In 1987, Daryl Stephenson moved into his grandmother's home after she had moved into his parents' home because of physical conditions which required her daughter's care. The grandmother had secured an HO policy from Erie Exchange, and the record showed that she still retained her home and the policy, which contained the usual coverage for "members of household." Her home and her daughter's home were about one-fourth of a mile apart.
Daryl paid the utility bills but did not pay rent, and his grandmother paid the real estate taxes.
On July 4, 1990, Daryl, then age 24, was entertaining some friends at the residence. He laid bottle rockets on the street in front of the house and launched them horizontally in an attempt to shoot them between the legs of a friend who was standing some distance away. Dawn Huser, who was 16 at the time, joined in the activities and was struck in the eye by one of the rockets, receiving a serious injury.
On June 17, 1994, after Dawn reached her majority, she filed suit against Daryl to recover for her injuries. He forwarded the summons and complaint to Erie. This was the first notice given to Erie of the accident. Erie filed this action for declaratory judgment contending it was not liable since Daryl was not covered by the policy, and also because the policy required notice of any accident within a reasonable time. The trial court entered a summary judgment in favor of Daryl, and Huser and Erie appealed.

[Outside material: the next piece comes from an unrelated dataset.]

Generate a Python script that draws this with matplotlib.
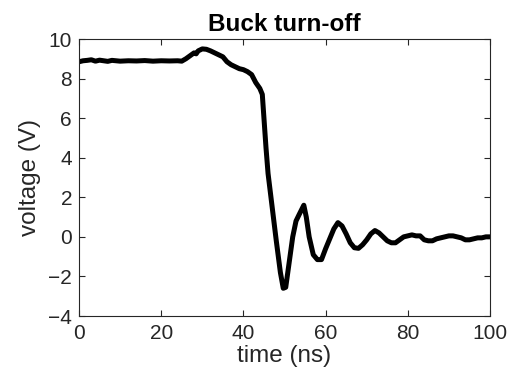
import matplotlib
matplotlib.use("Agg")
import matplotlib.pyplot as plt

time_ns = [0, 1, 2, 3, 4, 5, 6, 7, 8, 9, 10, 12, 14, 16, 18, 20, 22, 24, 25,
           26, 27, 28, 28.5, 29, 30, 31, 32, 33, 34, 35, 36, 37, 38, 39, 40,
           41, 42, 43, 44, 44.6, 45, 45.5, 46, 47, 48, 49, 49.7, 50.3, 51, 52,
           52.8, 53.5, 54.7, 55.3, 56, 57, 58, 59, 60, 61, 62, 63, 64, 65, 66,
           67, 68, 69, 70, 71, 72, 73, 74, 75, 76, 77, 78, 79, 80, 81, 82, 83,
           84, 85, 86, 87, 88, 89, 90, 91, 92, 93, 94, 95, 96, 97, 98, 99, 100]
voltage_v = [8.85, 8.9, 8.92, 8.95, 8.88, 8.93, 8.9, 8.87, 8.92, 8.9, 8.88, 8.9,
             8.89, 8.91, 8.88, 8.9, 8.89, 8.9, 8.88,
             9.0, 9.15, 9.3, 9.25, 9.4, 9.5, 9.48, 9.4, 9.3, 9.2, 9.1, 8.85,
             8.7, 8.6, 8.5, 8.45, 8.35, 8.2, 7.8, 7.5, 7.2, 6.0, 4.5, 3.2, 1.5,
             -0.2, -1.8, -2.6, -2.55, -1.5, 0.0, 0.8, 1.1, 1.6, 1.0, 0.0, -0.9,
             -1.15, -1.15, -0.6, -0.1, 0.4, 0.72, 0.55, 0.15, -0.3, -0.55, -0.58,
             -0.4, -0.15, 0.15, 0.32, 0.2, 0.0, -0.2, -0.3, -0.3, -0.15, 0.0,
             0.05, 0.1, 0.05, 0.05, -0.15, -0.2, -0.2, -0.1, -0.05, 0.0, 0.05,
             0.05, 0.0, -0.05, -0.15, -0.15, -0.1, -0.05, -0.05, 0.0, 0.0]

xticks = [0, 20, 40, 60, 80, 100]
yticks = [-4, -2, 0, 2, 4, 6, 8, 10]

plt.rcParams['font.family'] = ['Liberation Sans', 'DejaVu Sans']
axcol = '#262626'

fig = plt.figure(figsize=(5.11, 3.76), dpi=100)
ax = fig.add_axes([79/511, 1-316/376, (490-79)/511, (316-39)/376])
ax.plot(time_ns, voltage_v, color='black', lw=3.6, solid_joinstyle='round', solid_capstyle='round')
ax.set_xlim(0, 100)
ax.set_ylim(-4, 10)
ax.set_xticks(xticks)
ax.set_yticks(yticks)
ax.tick_params(direction='in', top=True, right=True, length=4, width=0.8,
               labelsize=15, colors=axcol)
ax.tick_params(axis='x', pad=6)
ax.tick_params(axis='y', pad=5)
for s in ax.spines.values():
    s.set_color(axcol)
    s.set_linewidth(0.8)
ax.set_xlabel('time (ns)', fontsize=17.5, color=axcol, labelpad=1)
ax.set_ylabel('voltage (V)', fontsize=17.5, color=axcol, labelpad=5)
ax.set_title('Buck turn-off', fontsize=17.5, fontweight='bold', color='black', pad=6)
fig.savefig('out.png', dpi=100)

Erie denied liability saying that the grandmother was the named insured and that because she had moved from the house, Daryl was not a member of her household. The relevant provision in the policy stated that "anyone we protect means you and the following residents of your household: (1) relatives and wards; (2) other persons in the care of anyone we protect . . . " On appeal, the court noted that "household" was not defined in the policy. The court concluded that there was no requirement that members of a household live under the same roof, and added that if Erie had wanted to add that definition, it could have defined "household" in its policy. Since it did not, the court construed the term against Erie. Therefore, the policy protected Daryl.
Erie also argued that it was not liable because neither the insured nor Daryl had notified it of the injuries to Dawn Huser "as soon as possible" as was required by the policy. It was also provided that "any papers that relate to the accident or occurrence" be forwarded to Erie "promptly." Neither party disputed this portion of the notice requirement. The higher court agreed that Daryl did not satisfy his duty to give notice "as soon as possible" and that the four-year delay between the accident and notification to Erie was unreasonable as a matter of law. Daryl argued that he did not expect Huser to hold him legally liable for her injuries. The court said this did not relieve him of the duty to give Erie notice. However, his failure to give notice would not relieve Erie unless Erie was prejudiced by that delay. Prejudice was not shown and, as a matter of law, prejudice was a question for the trier of fact, and summary judgment was not proper.
Inasmuch as there were conflicting inferences, the entry of summary judgment in favor of Daryl and Huser was erroneous, and the action was remanded for proceedings consistent with this opinion. (One justice concurred in part and dissented in part, and filed a separate opinion.)
Erie Insurance Exchange, Appellant v. Daryl Stephenson and Dawn M. Huser--No. 32A01-9606-CV-207--Court of Appeals of Indiana--December 30, 1996--674 North Eastern Reporter 2d 607.